A couple of months ago, my fiancé was hired to film a performance by the Salomé Orchestra at the MET and so I tagged along. Before that day, I could not have told you what a harpsichord was (still can’t, but at least now I know what one looks like). As soon as I saw this blue and gold piano-esque instrument, I knew right away that I had to somehow turn it into a cookie! I can’t seem to find a photo online that looks like the one that inspired this design, but you can get a glimpse of the harpsichord in the background of the video of the Salomé Orchestra performance.
Last year, I posted instructions on how to make a cookie box in a brush embroidered cookie box tutorial. This new harpsichord inspired box that I filled with mini cookies and gave to my parents for their anniversary in January is built almost the same way, but with a few improvements.
For this project, you will need:
Most of these decorating products are available on the recommended products page.
This is my sketch of the cookie sizes you’ll need to build the box.
Five 3″ squares for the sides and bottom
One 3-1/4″ square for the lid
One 2-1/2″ square for the underside of the lid
Four tiny circles for the feet
One tiny circle for the knob
The tiny circles are cut out using the back of a decorating tip, which is probably about 5/8″.

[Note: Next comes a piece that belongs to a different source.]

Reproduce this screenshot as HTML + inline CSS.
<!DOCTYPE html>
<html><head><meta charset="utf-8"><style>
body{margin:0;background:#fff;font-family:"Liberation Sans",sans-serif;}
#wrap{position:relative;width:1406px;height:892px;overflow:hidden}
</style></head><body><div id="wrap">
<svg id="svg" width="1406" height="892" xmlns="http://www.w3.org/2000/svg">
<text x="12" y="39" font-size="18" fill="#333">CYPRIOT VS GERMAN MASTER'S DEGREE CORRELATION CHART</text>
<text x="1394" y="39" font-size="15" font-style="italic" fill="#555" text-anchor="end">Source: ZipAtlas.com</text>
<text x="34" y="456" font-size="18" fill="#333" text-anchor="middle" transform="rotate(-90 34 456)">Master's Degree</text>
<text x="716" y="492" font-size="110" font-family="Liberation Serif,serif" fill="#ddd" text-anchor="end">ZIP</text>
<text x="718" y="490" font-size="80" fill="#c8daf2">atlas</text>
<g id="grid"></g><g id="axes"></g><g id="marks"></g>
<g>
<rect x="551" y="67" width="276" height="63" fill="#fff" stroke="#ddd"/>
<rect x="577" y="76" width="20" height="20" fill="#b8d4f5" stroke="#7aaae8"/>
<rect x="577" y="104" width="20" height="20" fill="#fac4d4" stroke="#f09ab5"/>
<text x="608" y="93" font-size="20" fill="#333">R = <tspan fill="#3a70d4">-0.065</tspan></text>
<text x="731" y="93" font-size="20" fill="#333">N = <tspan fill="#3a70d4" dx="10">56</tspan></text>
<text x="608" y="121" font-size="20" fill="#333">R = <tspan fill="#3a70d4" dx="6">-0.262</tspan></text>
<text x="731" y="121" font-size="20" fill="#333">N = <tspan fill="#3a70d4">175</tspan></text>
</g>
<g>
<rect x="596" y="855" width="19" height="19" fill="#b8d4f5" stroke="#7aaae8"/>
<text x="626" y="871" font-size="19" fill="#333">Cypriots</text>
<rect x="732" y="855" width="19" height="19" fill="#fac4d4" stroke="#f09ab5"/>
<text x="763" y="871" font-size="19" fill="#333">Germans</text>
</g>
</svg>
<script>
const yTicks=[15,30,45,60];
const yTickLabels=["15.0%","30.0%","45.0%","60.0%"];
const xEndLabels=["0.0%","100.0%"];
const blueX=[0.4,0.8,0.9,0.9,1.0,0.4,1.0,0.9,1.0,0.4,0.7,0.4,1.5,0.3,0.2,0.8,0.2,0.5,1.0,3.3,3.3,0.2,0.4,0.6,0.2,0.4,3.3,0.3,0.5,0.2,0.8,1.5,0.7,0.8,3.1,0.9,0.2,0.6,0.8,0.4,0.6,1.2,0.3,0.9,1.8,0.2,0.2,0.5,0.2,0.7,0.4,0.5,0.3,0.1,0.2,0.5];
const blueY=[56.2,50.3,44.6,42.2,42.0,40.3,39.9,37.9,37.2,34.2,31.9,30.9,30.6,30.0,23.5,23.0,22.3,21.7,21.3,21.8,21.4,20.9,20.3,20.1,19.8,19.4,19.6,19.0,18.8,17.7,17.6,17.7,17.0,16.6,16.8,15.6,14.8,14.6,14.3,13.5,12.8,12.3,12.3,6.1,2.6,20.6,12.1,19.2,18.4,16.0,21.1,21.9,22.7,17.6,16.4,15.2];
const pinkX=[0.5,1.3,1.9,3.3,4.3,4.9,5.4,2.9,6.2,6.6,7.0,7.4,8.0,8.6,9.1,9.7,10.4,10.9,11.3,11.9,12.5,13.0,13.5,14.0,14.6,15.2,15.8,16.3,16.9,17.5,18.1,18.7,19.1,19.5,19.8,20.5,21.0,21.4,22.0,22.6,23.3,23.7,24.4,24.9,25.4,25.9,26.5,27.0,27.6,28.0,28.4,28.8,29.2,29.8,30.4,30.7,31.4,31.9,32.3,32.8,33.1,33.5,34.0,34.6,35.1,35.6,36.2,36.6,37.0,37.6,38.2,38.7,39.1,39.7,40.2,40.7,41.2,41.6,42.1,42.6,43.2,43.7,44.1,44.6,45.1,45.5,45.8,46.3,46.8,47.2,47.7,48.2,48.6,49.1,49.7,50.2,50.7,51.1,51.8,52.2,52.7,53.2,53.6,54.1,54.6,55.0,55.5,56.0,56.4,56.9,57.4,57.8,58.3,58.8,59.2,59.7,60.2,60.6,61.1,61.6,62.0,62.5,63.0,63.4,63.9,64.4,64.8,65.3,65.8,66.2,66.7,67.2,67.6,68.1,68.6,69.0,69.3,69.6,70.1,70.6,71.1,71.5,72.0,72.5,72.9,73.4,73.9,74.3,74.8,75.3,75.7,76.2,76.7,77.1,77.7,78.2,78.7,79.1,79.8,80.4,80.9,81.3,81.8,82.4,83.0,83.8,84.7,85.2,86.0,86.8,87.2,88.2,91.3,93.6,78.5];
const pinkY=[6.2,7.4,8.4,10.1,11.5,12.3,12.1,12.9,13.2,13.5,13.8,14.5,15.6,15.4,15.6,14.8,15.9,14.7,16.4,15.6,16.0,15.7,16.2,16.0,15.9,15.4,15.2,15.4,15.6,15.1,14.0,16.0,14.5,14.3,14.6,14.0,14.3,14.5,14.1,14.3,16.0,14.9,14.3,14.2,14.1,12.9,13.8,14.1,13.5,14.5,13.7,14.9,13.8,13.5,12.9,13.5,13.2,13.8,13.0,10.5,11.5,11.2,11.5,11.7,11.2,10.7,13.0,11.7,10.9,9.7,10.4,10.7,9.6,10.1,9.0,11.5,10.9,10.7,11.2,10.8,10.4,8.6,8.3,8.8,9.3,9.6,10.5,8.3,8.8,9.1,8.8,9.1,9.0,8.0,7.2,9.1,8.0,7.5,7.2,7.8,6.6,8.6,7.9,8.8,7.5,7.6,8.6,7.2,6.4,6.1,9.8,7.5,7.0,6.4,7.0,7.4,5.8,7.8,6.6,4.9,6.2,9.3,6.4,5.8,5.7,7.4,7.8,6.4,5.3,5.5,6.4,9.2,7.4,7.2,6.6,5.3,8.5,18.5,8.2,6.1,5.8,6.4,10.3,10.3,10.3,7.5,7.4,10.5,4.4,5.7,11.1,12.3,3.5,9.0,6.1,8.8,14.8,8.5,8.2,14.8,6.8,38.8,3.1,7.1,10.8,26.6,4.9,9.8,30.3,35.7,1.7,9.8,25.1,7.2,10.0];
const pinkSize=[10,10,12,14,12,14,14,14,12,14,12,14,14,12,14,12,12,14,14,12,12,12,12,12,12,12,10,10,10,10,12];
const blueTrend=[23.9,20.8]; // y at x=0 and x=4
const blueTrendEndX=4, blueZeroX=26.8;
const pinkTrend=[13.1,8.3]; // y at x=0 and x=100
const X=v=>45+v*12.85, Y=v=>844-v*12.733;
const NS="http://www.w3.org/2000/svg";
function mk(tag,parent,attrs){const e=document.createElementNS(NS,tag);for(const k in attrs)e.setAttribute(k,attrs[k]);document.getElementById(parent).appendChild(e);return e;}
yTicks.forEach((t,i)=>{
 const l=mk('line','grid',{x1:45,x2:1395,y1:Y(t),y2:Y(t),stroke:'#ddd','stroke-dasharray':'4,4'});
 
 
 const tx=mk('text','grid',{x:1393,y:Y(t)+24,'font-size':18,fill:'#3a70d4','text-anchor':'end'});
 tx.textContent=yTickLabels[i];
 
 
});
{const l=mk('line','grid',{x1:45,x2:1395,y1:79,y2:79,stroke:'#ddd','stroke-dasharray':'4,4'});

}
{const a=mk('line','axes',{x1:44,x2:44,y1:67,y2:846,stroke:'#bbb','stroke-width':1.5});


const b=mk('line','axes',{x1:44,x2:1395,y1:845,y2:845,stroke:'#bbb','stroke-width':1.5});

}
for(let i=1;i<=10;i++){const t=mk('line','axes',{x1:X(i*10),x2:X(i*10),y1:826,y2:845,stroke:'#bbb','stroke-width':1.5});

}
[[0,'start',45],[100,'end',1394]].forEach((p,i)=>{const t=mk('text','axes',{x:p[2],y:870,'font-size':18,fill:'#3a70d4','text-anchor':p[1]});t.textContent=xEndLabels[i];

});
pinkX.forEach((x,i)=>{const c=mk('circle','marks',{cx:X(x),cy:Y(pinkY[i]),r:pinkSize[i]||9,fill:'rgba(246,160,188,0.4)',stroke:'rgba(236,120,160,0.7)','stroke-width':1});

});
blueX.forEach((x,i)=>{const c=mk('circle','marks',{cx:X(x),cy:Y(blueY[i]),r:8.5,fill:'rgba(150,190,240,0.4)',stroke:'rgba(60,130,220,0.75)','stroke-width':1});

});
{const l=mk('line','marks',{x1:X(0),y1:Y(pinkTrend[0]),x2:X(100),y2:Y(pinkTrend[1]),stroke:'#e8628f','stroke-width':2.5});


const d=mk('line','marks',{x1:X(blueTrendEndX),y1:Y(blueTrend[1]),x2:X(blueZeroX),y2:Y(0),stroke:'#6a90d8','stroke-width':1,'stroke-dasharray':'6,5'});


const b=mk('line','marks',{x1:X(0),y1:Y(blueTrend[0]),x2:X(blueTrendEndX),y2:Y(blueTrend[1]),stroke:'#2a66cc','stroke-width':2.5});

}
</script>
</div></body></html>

When making a cookie box, I like to use the scraps that are left over from cutting out other shapes. After the cookie dough has been rolled out, cut, and rolled again, it becomes dense, making the cookies themselves more sturdy (This is why I don’t re-roll my cookie scraps more than once when making cookies that will be eaten. Too much rolling makes the cookies tough. More on that in my post about making cookie dough).
Roll the cookie dough out to about 3/16″ thick and use a t-square ruler to measure squares for the sides, bottom and lid. Cut the squares using a paring knife. This step is a lot easier if your dough is well-chilled.
Use the large end of a decorating tip 12 to cut out tiny circles and push the dough out of the tip using the back of a brush. If you use a tip smaller than a size 8, you probably won’t be able to fit the brush through it to push the dough out.
If the edges on your cookies are uneven, you can use a microplane to smooth them out once they are baked and cooled. Even if the pieces don’t match up perfectly, it’s okay because you can fill in the gaps with icing when you glue them together.
Once you have all of your cookie pieces baked, cooled and filed (if necessary), ice them with blue flood consistency royal icing and a tip 3. Visit my tutorial shop for a video with full instructions on flooding with royal icing.
Use the scribe tool to evenly distribute the icing and make the corners sharp (all of this is in the flooding video mentioned above).
While the blue icing is still wet, pipe a line around the inside edge using tan flood consistency icing and a tip 1.
You can use the scribe tool to help sharpen the corners where the lines meet.
You’ll need to ice the 4 side pieces, the lid and one of the tiny circles for the knob that goes on top of the lid. If you want to make a rose on the knob like the one shown here, you can do that using the the wet on wet technique.
Allow the icing to dry 8-12 hours.
Normally, when I’m painting on cookies, I use products that are meant for use on food, such as the Wilton gold pearl dust or the new FDA approved gold dust from NY Cake. This gold highlighter (also from NY Cake) is non toxic, but not meant to be consumed, so I’m using it only for the box and not on the cookies that will be eaten. This gold highlighter would also be suitable for things like fondant cake toppers or gum paste rose petals as shown on my display at the Claire Pettibone runway show.
Mix the gold dust with a few drops of alcohol or flavored extract and mix it to form a paint. You can learn more about painting with gold in this post about how to make gold royal icing.
Carefully paint over the tan lines using the small brush.
Now you can put the box together. The sides and bottom of this box are assembled just like they were in the brush embroidered cookie box tutorial. From this point on, the construction is a little bit different.
This is the bottom view of the two lid pieces glued together with a little bit of royal icing. The smaller piece fits inside the 4 walls of the box to keep the lid from sliding around.
Flip the box over and place the feet on the bottom using a little bit of icing.
To decorate the corners of the box, I used a flat tip 45 and a leaf tip 67.
Using stiff consistency tan icing and the tip 45, pipe over the seams of the box.
Then, use the leaf tip to pipe a ruffle in each corner with the same stiff icing. To make this ruffle, I started at the bottom and piped up while moving the tip in and out. I also propped one side of the box up on a tiny cup so that the corner of the box was facing slightly up towards me. It was a better angle for piping on the corners.
Add a bead border with a tip 3. There is a video in my tutorial shop with full instructions on how to pipe a bead border.
This is one of the rare times that I used a coupler. I used the same stiff icing with three different tips, so I needed the coupler so that I could easily switch between them.
Allow the icing to dry about an hour and then paint the borders with the same gold mixture that was used to paint the lines earlier.
I also painted the top inside edge of the box as well as around the edge of the knob on the lid.
And there you have the harpsichord inspired cookie box!